• [Records contained in a dataset]:

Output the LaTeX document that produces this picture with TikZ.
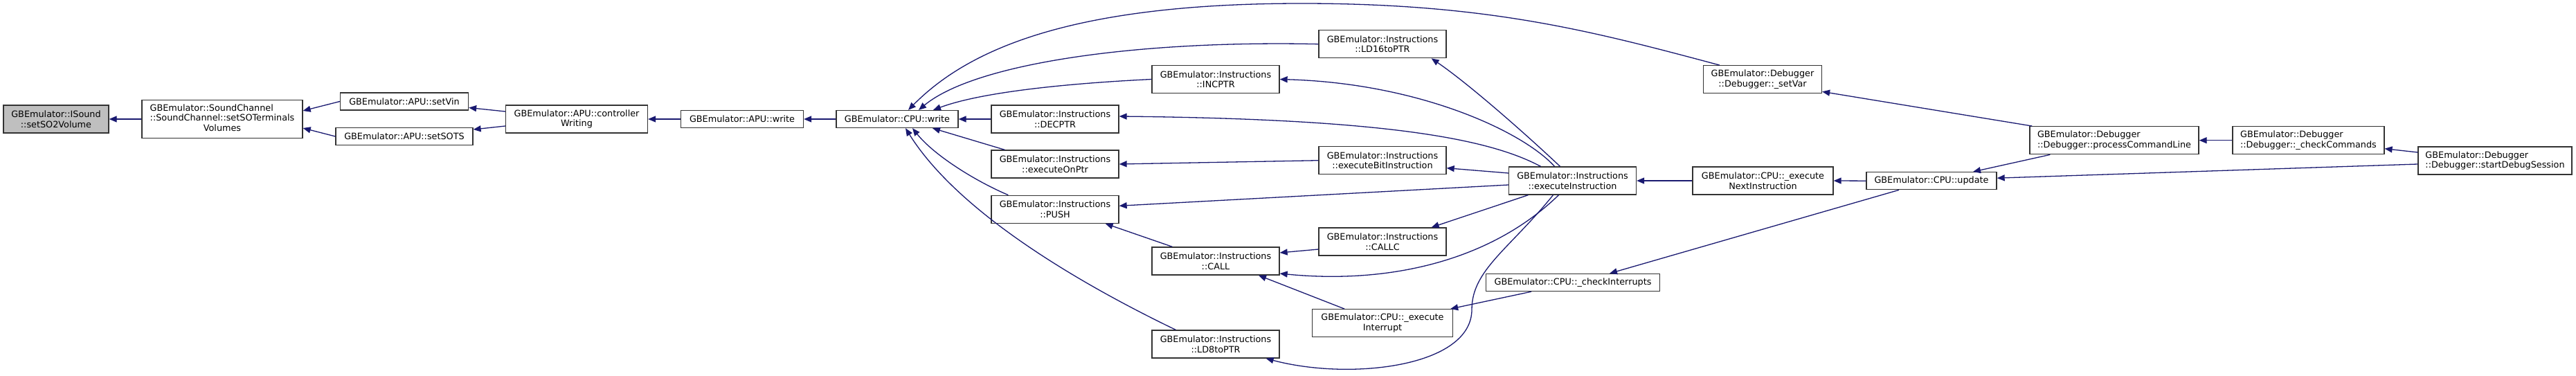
\documentclass[tikz,border=0pt]{standalone}
\usepackage{fontspec}
\setmainfont{DejaVu Sans}
\usetikzlibrary{arrows.meta}
\definecolor{edgeblue}{RGB}{25,25,112}

\begin{document}
\begin{tikzpicture}[x=1pt,y=-1pt,
  fn/.style={draw=black!80,line width=1.3pt,fill=white,inner sep=0pt,align=center,
    font=\fontsize{12.8}{14.5}\selectfont,minimum height=25pt},
  fn2/.style={fn,minimum height=40pt},
  call/.style={draw=edgeblue,line width=1.3pt,-{Triangle[length=11pt,width=9pt]}}]
% Caller graph of ISound::setSO2Volume
\useasboundingbox (0,0) rectangle (3721,543);
\node[fn2,fill=black!25,minimum width=152pt] (isound) at (81,172) {GBEmulator::ISound\\::setSO2Volume};
\node[fn,minimum width=232pt,minimum height=55pt] (soundch) at (321,172)
  {\begin{tabular}{@{}l@{}}GBEmulator::SoundChannel\\::SoundChannel::setSOTerminals\\\multicolumn{1}{@{}c@{}}{Volumes}\end{tabular}};
\node[fn,minimum width=185pt] (setvin) at (584,146.5) {GBEmulator::APU::setVin};
\node[fn,minimum width=198pt] (setsots) at (584,197) {GBEmulator::APU::setSOTS};
\node[fn2,minimum width=205pt] (ctrlwr) at (833,172) {GBEmulator::APU::controller\\Writing};
\node[fn,minimum width=177pt] (apuwrite) at (1072,172) {GBEmulator::APU::write};
\node[fn,minimum width=176pt] (cpuwrite) at (1296,172) {GBEmulator::CPU::write};
\node[fn2,minimum width=184pt] (incptr) at (1756,114.5) {GBEmulator::Instructions\\::INCPTR};
\node[fn2,minimum width=184pt] (decptr) at (1524,172) {GBEmulator::Instructions\\::DECPTR};
\node[fn2,minimum width=184pt] (execonptr) at (1524,237) {GBEmulator::Instructions\\::executeOnPtr};
\node[fn2,minimum width=184pt] (push) at (1524,302.3) {GBEmulator::Instructions\\::PUSH};
\node[fn2,minimum width=184pt] (call) at (1756,377) {GBEmulator::Instructions\\::CALL};
\node[fn2,minimum width=184pt] (ld8) at (1756,497) {GBEmulator::Instructions\\::LD8toPTR};
\node[fn2,minimum width=184pt] (ld16) at (1997,63.7) {GBEmulator::Instructions\\::LD16toPTR};
\node[fn2,minimum width=171pt] (setvar) at (2546,114.7) {GBEmulator::Debugger\\::Debugger::\_setVar};
\node[fn2,minimum width=184pt] (execbit) at (1997,231.7) {GBEmulator::Instructions\\::executeBitInstruction};
\node[fn2,minimum width=184pt] (execinstr) at (2271.5,261) {GBEmulator::Instructions\\::executeInstruction};
\node[fn2,minimum width=203pt] (execnext) at (2546.5,261) {GBEmulator::CPU::\_execute\\NextInstruction};
\node[fn2,minimum width=184pt] (callc) at (1997,349) {GBEmulator::Instructions\\::CALLC};
\node[fn,minimum width=251pt] (checkint) at (2272,408) {GBEmulator::CPU::\_checkInterrupts};
\node[fn2,minimum width=203pt] (execint) at (1997,466.7) {GBEmulator::CPU::\_execute\\Interrupt};
\node[fn2,minimum width=244pt,align=left] (proccmd) at (3054,202.7) {GBEmulator::Debugger\\::Debugger::processCommandLine};
\node[fn2,minimum width=219pt,align=left] (checkcmd) at (3334.4,202.7) {GBEmulator::Debugger\\::Debugger::\_checkCommands};
\node[fn2,minimum width=222pt,align=left] (startdbg) at (3604,232) {GBEmulator::Debugger\\::Debugger::startDebugSession};
\node[fn,minimum width=188pt] (update) at (2790,261.2) {GBEmulator::CPU::update};
% calls, arrow at the callee
\draw[call] (soundch.west) -- (isound.east);
\draw[call] (setvin.west) -- ([yshift=12pt]soundch.east);
\draw[call] (setsots.west) -- ([yshift=-13pt]soundch.east);
\draw[call] ([yshift=11pt]ctrlwr.west) -- ([yshift=-9pt]setvin.east);
\draw[call] ([yshift=-10pt]ctrlwr.west) -- ([yshift=10pt]setsots.east);
\draw[call] (apuwrite.west) -- (ctrlwr.east);
\draw[call] (cpuwrite.west) -- (apuwrite.east);
\draw[call] ([xshift=24pt]setvar.north west) .. controls (2300,45) and (2150,5) .. (1880,5)
  .. controls (1550,5) and (1400,70) .. ([xshift=16pt]cpuwrite.north);
\draw[call] (ld16.west) .. controls (1650,58) and (1410,90) .. ([xshift=31pt]cpuwrite.north);
\draw[call] (incptr.west) .. controls (1550,120) and (1420,132) .. ([xshift=52pt]cpuwrite.north);
\draw[call] (decptr.west) -- (cpuwrite.east);
\draw[call] ([xshift=20pt]execonptr.north west) -- ([xshift=51pt]cpuwrite.south);
\draw[call] ([xshift=25pt]push.north west) .. controls (1410,262) and (1350,225) .. ([xshift=22pt]cpuwrite.south);
\draw[call] ([xshift=35pt]ld8.north west) .. controls (1540,400) and (1380,300) .. ([xshift=12pt]cpuwrite.south);
\draw[call] ([xshift=30pt]call.north west) -- ([xshift=-20pt]push.south east);
\draw[call] ([yshift=-6pt]execinstr.west) -- ([yshift=5pt]push.east);
\draw[call] ([yshift=-11pt]callc.west) -- ([yshift=12pt]call.east);
\draw[call] ([xshift=-20pt]execinstr.south) .. controls (2150,380) and (2000,410) .. ([yshift=-18pt]call.east);
\draw[call] ([xshift=-55pt]execint.north) -- ([xshift=62pt]call.south);
\draw[call] ([xshift=-28pt]execinstr.south) .. controls (2180,360) and (2126,390) .. (2126,447)
  .. controls (2126,530) and (1950,550) .. ([xshift=-20pt]ld8.south east);
\draw[call] ([xshift=-18pt]execinstr.north) .. controls (2200,190) and (2120,120) .. ([xshift=-22pt]ld16.south east);
\draw[call] ([xshift=-26pt]execinstr.north) .. controls (2200,190) and (2050,120) .. (incptr.east);
\draw[call] ([xshift=-46pt]execinstr.north) .. controls (2150,200) and (2000,172) .. ([yshift=4pt]decptr.east);
\draw[call] ([yshift=11pt]execinstr.west) -- ([yshift=-11pt]execbit.east);
\draw[call] (execbit.west) -- (execonptr.east);
\draw[call] ([xshift=-64pt]execinstr.south) -- ([xshift=-22pt]callc.north east);
\draw[call] ([xshift=-60pt]checkint.south) -- ([xshift=-4pt]execint.north east);
\draw[call] (execnext.west) -- (execinstr.east);
\draw[call] (update.west) -- (execnext.east);
\draw[call] ([xshift=-47pt]update.south) -- ([xshift=53pt]checkint.north);
\draw[call] ([xshift=30pt]proccmd.south west) -- ([xshift=60pt]update.north);
\draw[call] ([xshift=4pt]proccmd.north west) -- ([yshift=3pt]setvar.south east);
\draw[call] (checkcmd.west) -- (proccmd.east);
\draw[call] ([yshift=12pt]startdbg.west) -- ([yshift=-12pt]checkcmd.east);
\draw[call] ([yshift=-5pt]startdbg.west) -- ([yshift=4pt]update.east);
\end{tikzpicture}
\end{document}
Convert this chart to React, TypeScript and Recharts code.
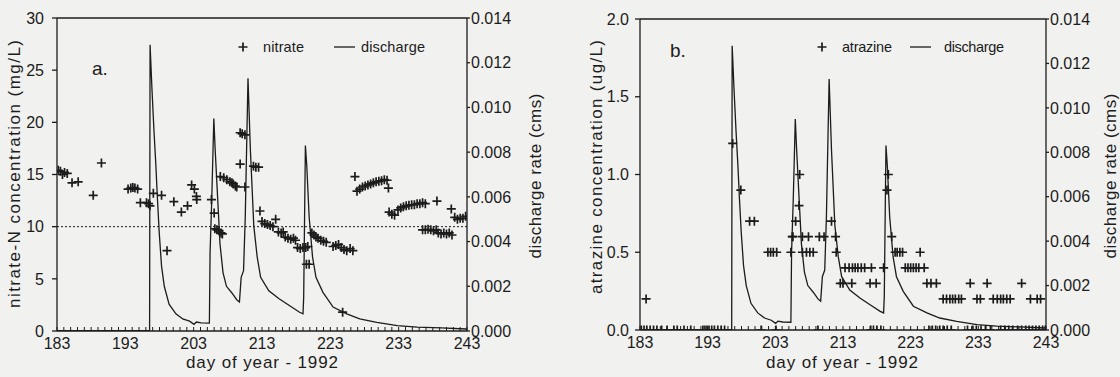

• [Instructions to follow]: Exactly reproduce each record, leaving out any pictures.

• [Solution to the exercise]:
Output the LaTeX document that produces this picture with TikZ.
\documentclass[tikz,border=0pt]{standalone}
\usepackage{fontspec}
\setmainfont{DejaVu Sans}
\usetikzlibrary{arrows.meta}
\definecolor{edgeblue}{RGB}{25,25,112}

\begin{document}
\begin{tikzpicture}[x=1pt,y=-1pt,
  fn/.style={draw=black!80,line width=1.3pt,fill=white,inner sep=0pt,align=center,
    font=\fontsize{12.8}{14.5}\selectfont,minimum height=25pt},
  fn2/.style={fn,minimum height=40pt},
  call/.style={draw=edgeblue,line width=1.3pt,-{Triangle[length=11pt,width=9pt]}}]
% Caller graph of ISound::setSO2Volume
\useasboundingbox (0,0) rectangle (3721,543);
\node[fn2,fill=black!25,minimum width=152pt] (isound) at (81,172) {GBEmulator::ISound\\::setSO2Volume};
\node[fn,minimum width=232pt,minimum height=55pt] (soundch) at (321,172)
  {\begin{tabular}{@{}l@{}}GBEmulator::SoundChannel\\::SoundChannel::setSOTerminals\\\multicolumn{1}{@{}c@{}}{Volumes}\end{tabular}};
\node[fn,minimum width=185pt] (setvin) at (584,146.5) {GBEmulator::APU::setVin};
\node[fn,minimum width=198pt] (setsots) at (584,197) {GBEmulator::APU::setSOTS};
\node[fn2,minimum width=205pt] (ctrlwr) at (833,172) {GBEmulator::APU::controller\\Writing};
\node[fn,minimum width=177pt] (apuwrite) at (1072,172) {GBEmulator::APU::write};
\node[fn,minimum width=176pt] (cpuwrite) at (1296,172) {GBEmulator::CPU::write};
\node[fn2,minimum width=184pt] (incptr) at (1756,114.5) {GBEmulator::Instructions\\::INCPTR};
\node[fn2,minimum width=184pt] (decptr) at (1524,172) {GBEmulator::Instructions\\::DECPTR};
\node[fn2,minimum width=184pt] (execonptr) at (1524,237) {GBEmulator::Instructions\\::executeOnPtr};
\node[fn2,minimum width=184pt] (push) at (1524,302.3) {GBEmulator::Instructions\\::PUSH};
\node[fn2,minimum width=184pt] (call) at (1756,377) {GBEmulator::Instructions\\::CALL};
\node[fn2,minimum width=184pt] (ld8) at (1756,497) {GBEmulator::Instructions\\::LD8toPTR};
\node[fn2,minimum width=184pt] (ld16) at (1997,63.7) {GBEmulator::Instructions\\::LD16toPTR};
\node[fn2,minimum width=171pt] (setvar) at (2546,114.7) {GBEmulator::Debugger\\::Debugger::\_setVar};
\node[fn2,minimum width=184pt] (execbit) at (1997,231.7) {GBEmulator::Instructions\\::executeBitInstruction};
\node[fn2,minimum width=184pt] (execinstr) at (2271.5,261) {GBEmulator::Instructions\\::executeInstruction};
\node[fn2,minimum width=203pt] (execnext) at (2546.5,261) {GBEmulator::CPU::\_execute\\NextInstruction};
\node[fn2,minimum width=184pt] (callc) at (1997,349) {GBEmulator::Instructions\\::CALLC};
\node[fn,minimum width=251pt] (checkint) at (2272,408) {GBEmulator::CPU::\_checkInterrupts};
\node[fn2,minimum width=203pt] (execint) at (1997,466.7) {GBEmulator::CPU::\_execute\\Interrupt};
\node[fn2,minimum width=244pt,align=left] (proccmd) at (3054,202.7) {GBEmulator::Debugger\\::Debugger::processCommandLine};
\node[fn2,minimum width=219pt,align=left] (checkcmd) at (3334.4,202.7) {GBEmulator::Debugger\\::Debugger::\_checkCommands};
\node[fn2,minimum width=222pt,align=left] (startdbg) at (3604,232) {GBEmulator::Debugger\\::Debugger::startDebugSession};
\node[fn,minimum width=188pt] (update) at (2790,261.2) {GBEmulator::CPU::update};
% calls, arrow at the callee
\draw[call] (soundch.west) -- (isound.east);
\draw[call] (setvin.west) -- ([yshift=12pt]soundch.east);
\draw[call] (setsots.west) -- ([yshift=-13pt]soundch.east);
\draw[call] ([yshift=11pt]ctrlwr.west) -- ([yshift=-9pt]setvin.east);
\draw[call] ([yshift=-10pt]ctrlwr.west) -- ([yshift=10pt]setsots.east);
\draw[call] (apuwrite.west) -- (ctrlwr.east);
\draw[call] (cpuwrite.west) -- (apuwrite.east);
\draw[call] ([xshift=24pt]setvar.north west) .. controls (2300,45) and (2150,5) .. (1880,5)
  .. controls (1550,5) and (1400,70) .. ([xshift=16pt]cpuwrite.north);
\draw[call] (ld16.west) .. controls (1650,58) and (1410,90) .. ([xshift=31pt]cpuwrite.north);
\draw[call] (incptr.west) .. controls (1550,120) and (1420,132) .. ([xshift=52pt]cpuwrite.north);
\draw[call] (decptr.west) -- (cpuwrite.east);
\draw[call] ([xshift=20pt]execonptr.north west) -- ([xshift=51pt]cpuwrite.south);
\draw[call] ([xshift=25pt]push.north west) .. controls (1410,262) and (1350,225) .. ([xshift=22pt]cpuwrite.south);
\draw[call] ([xshift=35pt]ld8.north west) .. controls (1540,400) and (1380,300) .. ([xshift=12pt]cpuwrite.south);
\draw[call] ([xshift=30pt]call.north west) -- ([xshift=-20pt]push.south east);
\draw[call] ([yshift=-6pt]execinstr.west) -- ([yshift=5pt]push.east);
\draw[call] ([yshift=-11pt]callc.west) -- ([yshift=12pt]call.east);
\draw[call] ([xshift=-20pt]execinstr.south) .. controls (2150,380) and (2000,410) .. ([yshift=-18pt]call.east);
\draw[call] ([xshift=-55pt]execint.north) -- ([xshift=62pt]call.south);
\draw[call] ([xshift=-28pt]execinstr.south) .. controls (2180,360) and (2126,390) .. (2126,447)
  .. controls (2126,530) and (1950,550) .. ([xshift=-20pt]ld8.south east);
\draw[call] ([xshift=-18pt]execinstr.north) .. controls (2200,190) and (2120,120) .. ([xshift=-22pt]ld16.south east);
\draw[call] ([xshift=-26pt]execinstr.north) .. controls (2200,190) and (2050,120) .. (incptr.east);
\draw[call] ([xshift=-46pt]execinstr.north) .. controls (2150,200) and (2000,172) .. ([yshift=4pt]decptr.east);
\draw[call] ([yshift=11pt]execinstr.west) -- ([yshift=-11pt]execbit.east);
\draw[call] (execbit.west) -- (execonptr.east);
\draw[call] ([xshift=-64pt]execinstr.south) -- ([xshift=-22pt]callc.north east);
\draw[call] ([xshift=-60pt]checkint.south) -- ([xshift=-4pt]execint.north east);
\draw[call] (execnext.west) -- (execinstr.east);
\draw[call] (update.west) -- (execnext.east);
\draw[call] ([xshift=-47pt]update.south) -- ([xshift=53pt]checkint.north);
\draw[call] ([xshift=30pt]proccmd.south west) -- ([xshift=60pt]update.north);
\draw[call] ([xshift=4pt]proccmd.north west) -- ([yshift=3pt]setvar.south east);
\draw[call] (checkcmd.west) -- (proccmd.east);
\draw[call] ([yshift=12pt]startdbg.west) -- ([yshift=-12pt]checkcmd.east);
\draw[call] ([yshift=-5pt]startdbg.west) -- ([yshift=4pt]update.east);
\end{tikzpicture}
\end{document}
Convert this chart to React, TypeScript and Recharts code.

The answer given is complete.